Verklappung von technischen Zusatzkosten
Täglich erklären wir uns selbst und unseren Kindern, nur mit echten Kreislaufprozessen könnten wir zu nachhaltigem Wirtschaften finden. Kreislaufprozesse verdienen den Namen allerdings nur, wenn die Energiebilanz tatsächlich und nicht nur scheinbar komplett erfasst wird. Die Kosten müssen eindeutig entweder bei der Gematik oder bei den Ärzten verbucht werden. Die Verklappung von technischen Zusatzkosten im Ozean des Gesundheitswesens ist kein nachhaltiges Konzept. Alle die bis vor kurzem glaubten, man könne sich mit der Bereinigung solcher Probleme Zeit lassen, wurden durch die Corona-Krise eines Besseren belehrt. Nicht tragfähige, nur von problemfremden Kompensationen getragene Strukturen versagten stets als erstes.

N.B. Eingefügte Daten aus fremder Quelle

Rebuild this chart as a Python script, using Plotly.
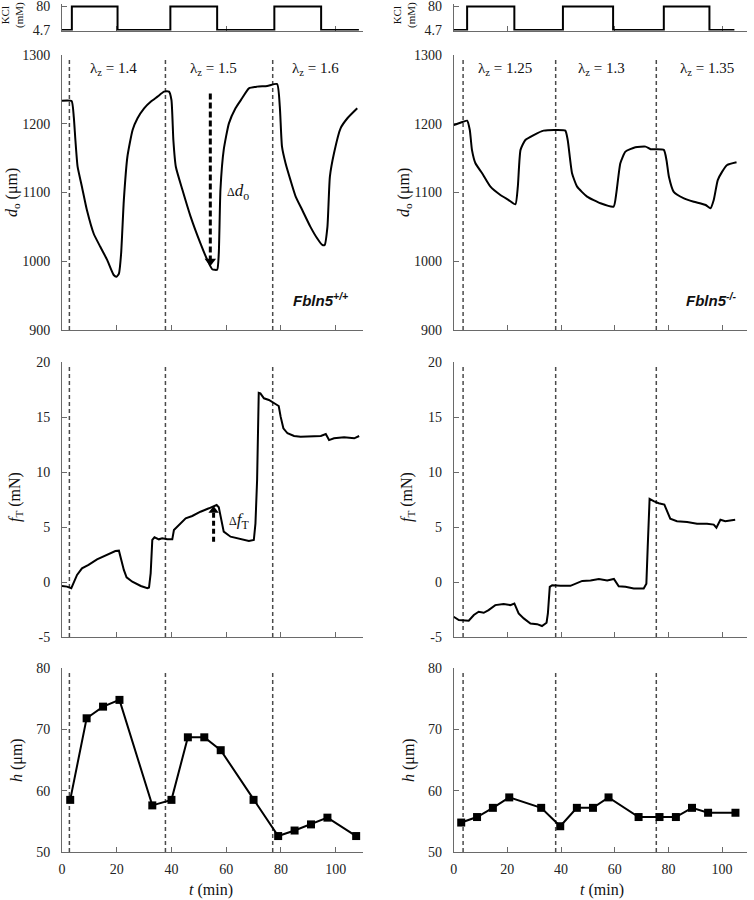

Gematik agiert aus einer Position der Stärke
Gematik und Ärzte stehen bei der Telematikinfrastruktur gerade am Anfang der Digitalisierung in der Medizin. Noch laufen auf der Telematikinfrastruktur keine, für die Patientenbehandlung relevanten Prozesse, dementsprechend entspannt können alle mit dem – schon wochenlang dauernden – Telematikinfrastruktur-Ausfall umgehen. Die Gematik agiert aus einer Position der Stärke, die ihr eigentlich erst zukommt, wenn die elektronische Arbeitsunfähigkeitsmeldung, ab 1.1.2021 Wirklichkeit geworden ist. Dann werden Patienten, Krankenkassen und Arbeitgeber die Ärzteschaft unter Druck setzen, jede Störung unverzüglich zu reparieren.
Dabei geht es immer noch nur um Komfortfunktionen für die Medizinverwaltung. Da geht es noch nicht um Patientenwohl. Läuft irgendwann einmal die elektronische Patientenakte über die Telematikinfrastruktur, dann schwebt die Keule der Gefährdung des Patientenwohls über dem Kopf des Arztes. Gibt es ein Problem, dann beauftragt der Arzt ohne Diskussionen den IT-Dienstleister. Der wird seine Arbeit machen und dann eine Rechnung schicken. Zahlt der Arzt nicht, reagiert der Dienstleister beim nächsten Anruf des Arztes eben nicht mehr.
Bestrafung statt Dialog mit Ärzteschaft
Ach ja, das wäre für das Gesamtverständnis noch wichtig: freiwillig machen die meisten Ärzte bei der Telematikinfrastruktur nicht mit. Ärzte, die Zweifel am Sicherheitskonzept der Telematikinfrastruktur oder der Vorgehensweise der Gematik haben, sind seit dem 1.1.2020 mit einer Konventionalstrafe von 2,5 Prozent ihres Umsatzes belegt. Konsens? Verhandlung auf Augenhöhe? Vertrauen? Alles Fehlanzeige! Bad governance eben!